Reflections on Library Service to Paid Performers

Inviting outside performers to make presentations in the library is a key part of many public libraries' summer reading programs for children, and a staple of programming in libraries in general. When you hire performers to share their talents and expertise with your patrons, it is important to help make their events successful. There are four main ways to make sure you are supporting your outside performers' work to the best of your ability.

Choose a performer wisely. 

There are many wonderful children's performers out there, but not all of them will suit your library's schedule, needs, or interests. Research your options carefully before deciding who to hire (including seeking out references from other libraries). Consider the ages of the children who frequent your library, and look for presenters who do programs tailored to their developmental needs. Avoid hiring performers in the hopes that they will bring in an audience - it's not fair to waste a professional's time on a crapshoot. If you're going to spend your budget hiring a performer, get the most out of your money by doing all you can to guarantee an audience. (This also includes scheduling performances at times when your patrons are likely to attend them, and not just in a time slot that works for the performer.)

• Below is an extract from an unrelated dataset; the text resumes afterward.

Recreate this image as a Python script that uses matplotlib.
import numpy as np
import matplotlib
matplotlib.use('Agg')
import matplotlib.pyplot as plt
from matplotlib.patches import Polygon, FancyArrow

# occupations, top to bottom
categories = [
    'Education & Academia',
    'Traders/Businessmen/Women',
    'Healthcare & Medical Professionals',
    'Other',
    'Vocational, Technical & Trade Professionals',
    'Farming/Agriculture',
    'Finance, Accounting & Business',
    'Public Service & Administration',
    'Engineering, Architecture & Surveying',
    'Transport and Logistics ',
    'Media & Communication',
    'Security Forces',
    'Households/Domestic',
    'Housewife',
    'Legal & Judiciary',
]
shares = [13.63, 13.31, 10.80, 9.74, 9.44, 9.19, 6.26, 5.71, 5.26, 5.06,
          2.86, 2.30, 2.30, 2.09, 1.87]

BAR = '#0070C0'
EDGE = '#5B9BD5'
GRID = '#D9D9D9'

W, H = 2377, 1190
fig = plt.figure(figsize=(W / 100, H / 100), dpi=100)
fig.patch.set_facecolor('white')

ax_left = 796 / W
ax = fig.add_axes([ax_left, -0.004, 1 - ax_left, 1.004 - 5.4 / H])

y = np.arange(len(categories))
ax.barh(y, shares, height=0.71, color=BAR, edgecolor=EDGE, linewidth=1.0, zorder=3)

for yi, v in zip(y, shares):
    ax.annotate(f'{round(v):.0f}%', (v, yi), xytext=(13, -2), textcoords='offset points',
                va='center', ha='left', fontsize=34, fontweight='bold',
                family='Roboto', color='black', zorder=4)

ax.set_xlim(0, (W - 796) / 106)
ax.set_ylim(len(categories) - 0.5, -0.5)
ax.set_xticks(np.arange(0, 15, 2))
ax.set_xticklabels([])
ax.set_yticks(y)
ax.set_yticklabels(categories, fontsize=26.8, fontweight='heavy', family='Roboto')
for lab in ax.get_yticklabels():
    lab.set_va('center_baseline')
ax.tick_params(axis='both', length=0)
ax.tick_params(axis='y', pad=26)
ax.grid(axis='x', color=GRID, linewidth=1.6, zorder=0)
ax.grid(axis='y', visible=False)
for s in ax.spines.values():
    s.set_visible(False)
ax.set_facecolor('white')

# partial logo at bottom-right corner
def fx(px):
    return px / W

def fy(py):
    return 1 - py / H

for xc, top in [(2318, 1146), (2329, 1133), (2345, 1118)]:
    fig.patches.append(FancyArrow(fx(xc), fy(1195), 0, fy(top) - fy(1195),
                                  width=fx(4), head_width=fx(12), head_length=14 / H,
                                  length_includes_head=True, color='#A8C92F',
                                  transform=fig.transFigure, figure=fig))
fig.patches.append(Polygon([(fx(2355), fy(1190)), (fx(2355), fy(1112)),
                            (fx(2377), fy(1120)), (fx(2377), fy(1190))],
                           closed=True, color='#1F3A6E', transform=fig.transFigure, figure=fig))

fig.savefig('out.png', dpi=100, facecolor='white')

Performers who work with libraries generally know that spaces and equipment vary from location to location, but don't wait for them to ask you what is available, or what you expect from them. Instead, lay out your expectations and policies when you first make contact and continue to communicate during the weeks and days leading up to the performance. Also find out from the performer if they will need anything from you on the day of the event. They may need to use a microphone, easel, or projector, or require something as small as a pencil or a bottle of water. By discussing all these details ahead of time, you make sure that both the library and the performer are prepared, thus contributing to a positive experience for everyone.

Staff the event, but do not micromanage.

Even when a professional performer has been hired to make a presentation, the program is still being sponsored by the library, and a representative of the library should be present. The librarian or other staff member should take responsibility for enforcing library policy during the program and for handling any last-minute questions or problems. The librarian should not, however, try to dictate the specifics of a performer's presentation. When you hire someone to bring their expertise to your library, you invite them to share their talent using their own approach, and they don't have to do things your way. It's fine to seek out performers with a specific style, but once they have been hired, it isn't really fair to be upset if they don't interact with the audience in the same way you might during story time.

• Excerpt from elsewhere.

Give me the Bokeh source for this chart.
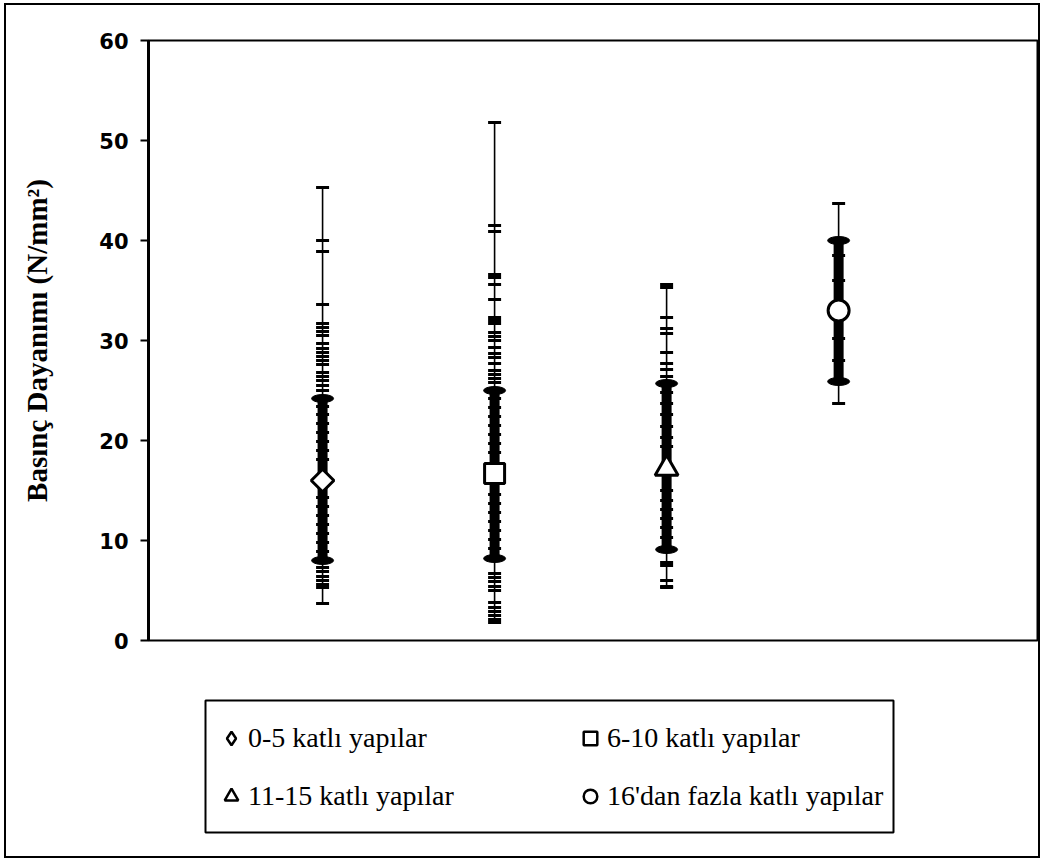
import math
from bokeh.plotting import figure
from bokeh.layouts import column
from bokeh.models import Legend, LegendItem, Range1d, FixedTicker, BoxAnnotation
from bokeh.embed import file_html
from bokeh.resources import INLINE

# ---- data ----
groups = [1, 2, 3, 4]
labels = ["0-5 katlı yapılar", "6-10 katlı yapılar",
          "11-15 katlı yapılar", "16'dan fazla katlı yapılar"]
means = [16.0, 16.7, 17.2, 33.0]
band_lo = [8.0, 8.2, 9.1, 25.9]
band_hi = [24.2, 25.0, 25.7, 40.0]
mins = [3.7, 1.8, 5.3, 23.7]
maxs = [45.3, 51.8, 35.6, 43.7]

g1_values = [40.0, 38.9, 33.6, 31.7, 31.3, 30.9, 30.5, 29.7, 29.2, 28.8, 28.4,
             28.0, 27.6, 26.8, 26.4, 26.0, 25.5, 25.0, 23.4, 22.6, 21.7, 20.8,
             19.9, 19.0, 18.1, 14.3, 13.4, 12.5, 11.6, 10.7, 9.8, 8.9,
             7.3, 6.9, 6.4, 6.0, 5.6, 5.3]
g2_values = [41.5, 40.9, 36.6, 36.3, 35.6, 34.1, 32.3, 32.0, 31.7, 30.8, 30.4,
             30.0, 29.3, 28.7, 28.3, 27.7, 27.0, 26.6, 26.2, 25.8, 24.2, 23.3,
             22.4, 21.5, 20.6, 19.7, 18.8, 14.6, 13.7, 12.8, 11.9, 11.0, 10.1,
             9.2, 6.7, 6.3, 5.9, 5.4, 5.0, 3.8, 3.3, 2.9, 2.5, 2.1]
g3_values = [35.3, 32.3, 31.2, 30.7, 28.8, 27.7, 27.1, 26.4, 24.8, 23.7, 22.6,
             21.4, 20.3, 19.4, 15.0, 14.0, 13.1, 12.2, 11.3, 10.3, 7.8, 7.5,
             6.0, 5.4]
g4_values = [38.5, 36.0, 30.2, 28.0]
point_values = [g1_values, g2_values, g3_values, g4_values]
markers = ["square", "square", "triangle", "circle"]
marker_angles = [math.pi / 4, 0, 0, 0]
marker_sizes = [16, 20, 23, 21]
legend_markers = ["diamond", "square", "triangle", "circle"]
y_ticks = [0, 10, 20, 30, 40, 50, 60]

W = 1032
H_MAIN, H_LEG = 657, 194

# ---------------- main chart ----------------
p = figure(width=W, height=H_MAIN, output_backend="svg", toolbar_location=None,
           x_range=Range1d(-0.012, 5.162), y_range=Range1d(0, 60),
           min_border_left=142, min_border_right=0, min_border_top=35,
           min_border_bottom=22)
p.background_fill_color = "white"
p.border_fill_color = "white"
p.outline_line_color = "black"
p.outline_line_width = 2
p.xgrid.visible = False
p.ygrid.visible = False
p.xaxis.visible = False

ax = p.yaxis[0]
ax.ticker = FixedTicker(ticks=y_ticks)
ax.minor_tick_line_color = None
ax.major_tick_in = 0
ax.major_tick_out = 8
ax.major_tick_line_width = 2
ax.axis_line_width = 3
ax.major_label_standoff = 12
ax.major_label_text_font = "DejaVu Sans"
ax.major_label_text_font_style = "bold"
ax.major_label_text_font_size = "21px"
ax.major_label_text_color = "black"
ax.axis_label = "Basınç Dayanımı (N/mm²)"
ax.axis_label_text_font = "Liberation Serif"
ax.axis_label_text_font_style = "bold"
ax.axis_label_text_font_size = "29px"
ax.axis_label_text_color = "black"
ax.axis_label_standoff = 43

# thin min-max lines
p.segment(x0=groups, y0=mins, x1=groups, y1=maxs, line_color="black", line_width=1.6)
# min / max caps
p.scatter(x=groups, y=mins, marker="dash", size=13, line_width=3, line_color="black")
p.scatter(x=groups, y=maxs, marker="dash", size=13, line_width=3, line_color="black")
# individual observations
for g, vals in zip(groups, point_values):
    p.scatter(x=[g] * len(vals), y=vals, marker="dash", size=13, line_width=3,
              line_color="black")
# thick band
p.segment(x0=groups, y0=band_lo, x1=groups, y1=band_hi, line_color="black", line_width=10)
p.ellipse(x=groups, y=band_lo, width=22, height=8, width_units="screen",
          height_units="screen", fill_color="black", line_color="black")
p.ellipse(x=groups, y=band_hi, width=22, height=8, width_units="screen",
          height_units="screen", fill_color="black", line_color="black")
# mean markers
for i in range(4):
    p.scatter(x=[groups[i]], y=[means[i]], marker=markers[i], size=marker_sizes[i],
              angle=marker_angles[i], fill_color="white", line_color="black",
              line_width=3)

# ---------------- legend panel ----------------
q = figure(width=W, height=H_LEG, output_backend="svg", toolbar_location=None,
           x_range=Range1d(0, 5), y_range=Range1d(0, 1),
           min_border_left=0, min_border_right=0, min_border_top=0,
           min_border_bottom=0)
q.axis.visible = False
q.grid.visible = False
q.outline_line_color = None
q.background_fill_color = "white"
q.border_fill_color = "white"

q.add_layout(BoxAnnotation(left=57, right=745, bottom=24, top=156,
                           left_units="screen", right_units="screen",
                           bottom_units="screen", top_units="screen",
                           fill_color="white", fill_alpha=1.0,
                           line_color="black", line_alpha=1.0, line_width=2))

items = []
for i in range(4):
    # legend glyphs: mean points, which lie outside this panel's visible range
    r = q.scatter(x=[groups[i]], y=[means[i]], marker=legend_markers[i], size=14,
                  fill_color="white", line_color="black", line_width=2.5)
    items.append(LegendItem(label=labels[i], renderers=[r]))

legend = Legend(items=items, location=(66, 32), orientation="horizontal", ncols=2,
                label_text_font="Liberation Serif", label_text_font_size="28px",
                label_text_color="black", glyph_width=34, glyph_height=34,
                label_standoff=0, label_width=323, label_height=56, spacing=2,
                padding=0, margin=0, border_line_color=None,
                background_fill_alpha=0.0, inactive_fill_alpha=0.0)
q.add_layout(legend)

layout = column(p, q, spacing=0,
                styles={"border": "2px solid black", "margin-left": "4px",
                        "margin-top": "3px"})

open("out.html", "w").write(file_html(layout, INLINE))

Follow up after the presentation.

Following any paid performance in your library, check in with your presenter. Thank him or her for the presentation, and share any positive feedback you received from patrons as they left the program. If there were any issues before or during the program, take a moment to tactfully discuss what went wrong and consider ways to improve the experience in the future. Each time I have taken a moment to chat with a presenter following a program, I have taken away a new bit of information about working with young children, or made a connection with someone whose path crossed mine in other ways down the road. While you might be too busy to linger too long after the program, it is best not to let the performer simply walk out of the library without at least a brief moment to connect with you. 

Do you host paid performers at your library location? How do you help them achieve success in their programs?